Required work = Produce an exact copy of all the data below, dropping every image.

Data provided =
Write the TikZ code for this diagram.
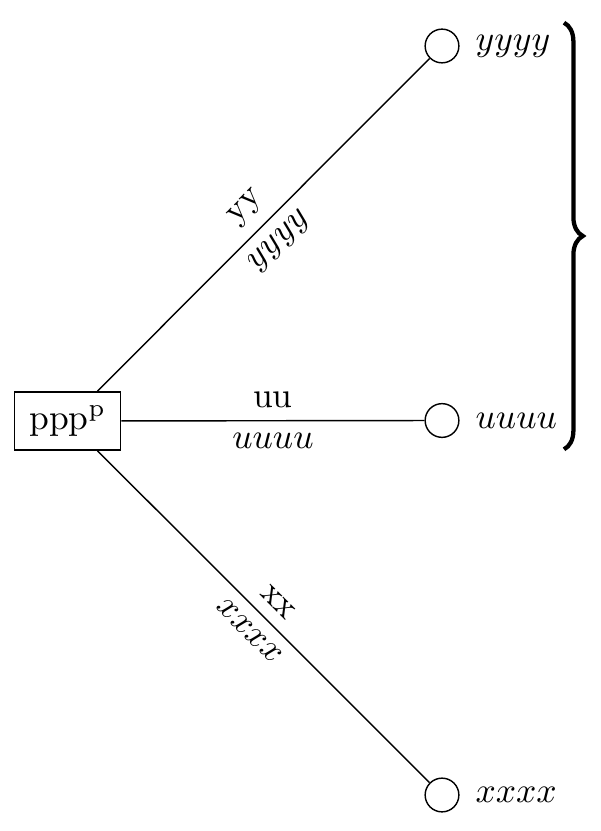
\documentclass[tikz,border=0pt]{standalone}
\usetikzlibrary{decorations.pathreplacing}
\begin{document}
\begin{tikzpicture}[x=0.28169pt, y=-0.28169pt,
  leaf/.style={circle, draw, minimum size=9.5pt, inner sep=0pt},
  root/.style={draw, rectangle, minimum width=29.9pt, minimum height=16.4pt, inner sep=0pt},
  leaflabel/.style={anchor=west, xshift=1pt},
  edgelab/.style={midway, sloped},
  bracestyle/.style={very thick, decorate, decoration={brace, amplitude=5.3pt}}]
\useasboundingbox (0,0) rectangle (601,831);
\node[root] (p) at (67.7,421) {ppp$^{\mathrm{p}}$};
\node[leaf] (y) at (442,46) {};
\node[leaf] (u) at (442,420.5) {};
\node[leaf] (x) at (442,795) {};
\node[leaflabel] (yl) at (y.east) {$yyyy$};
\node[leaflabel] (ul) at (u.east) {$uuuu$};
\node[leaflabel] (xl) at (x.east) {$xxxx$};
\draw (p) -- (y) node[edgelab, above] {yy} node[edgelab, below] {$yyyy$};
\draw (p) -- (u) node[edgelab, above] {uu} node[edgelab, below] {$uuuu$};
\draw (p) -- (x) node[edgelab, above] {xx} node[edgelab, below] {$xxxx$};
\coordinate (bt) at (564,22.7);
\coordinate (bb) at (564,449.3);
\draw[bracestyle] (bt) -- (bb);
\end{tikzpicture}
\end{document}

Written reply =
Write the TikZ code for this diagram.
\documentclass[tikz,border=0pt]{standalone}
\usetikzlibrary{decorations.pathreplacing}
\begin{document}
\begin{tikzpicture}[x=0.28169pt, y=-0.28169pt,
  leaf/.style={circle, draw, minimum size=9.5pt, inner sep=0pt},
  root/.style={draw, rectangle, minimum width=29.9pt, minimum height=16.4pt, inner sep=0pt},
  leaflabel/.style={anchor=west, xshift=1pt},
  edgelab/.style={midway, sloped},
  bracestyle/.style={very thick, decorate, decoration={brace, amplitude=5.3pt}}]
\useasboundingbox (0,0) rectangle (601,831);
\node[root] (p) at (67.7,421) {ppp$^{\mathrm{p}}$};
\node[leaf] (y) at (442,46) {};
\node[leaf] (u) at (442,420.5) {};
\node[leaf] (x) at (442,795) {};
\node[leaflabel] (yl) at (y.east) {$yyyy$};
\node[leaflabel] (ul) at (u.east) {$uuuu$};
\node[leaflabel] (xl) at (x.east) {$xxxx$};
\draw (p) -- (y) node[edgelab, above] {yy} node[edgelab, below] {$yyyy$};
\draw (p) -- (u) node[edgelab, above] {uu} node[edgelab, below] {$uuuu$};
\draw (p) -- (x) node[edgelab, above] {xx} node[edgelab, below] {$xxxx$};
\coordinate (bt) at (564,22.7);
\coordinate (bb) at (564,449.3);
\draw[bracestyle] (bt) -- (bb);
\end{tikzpicture}
\end{document}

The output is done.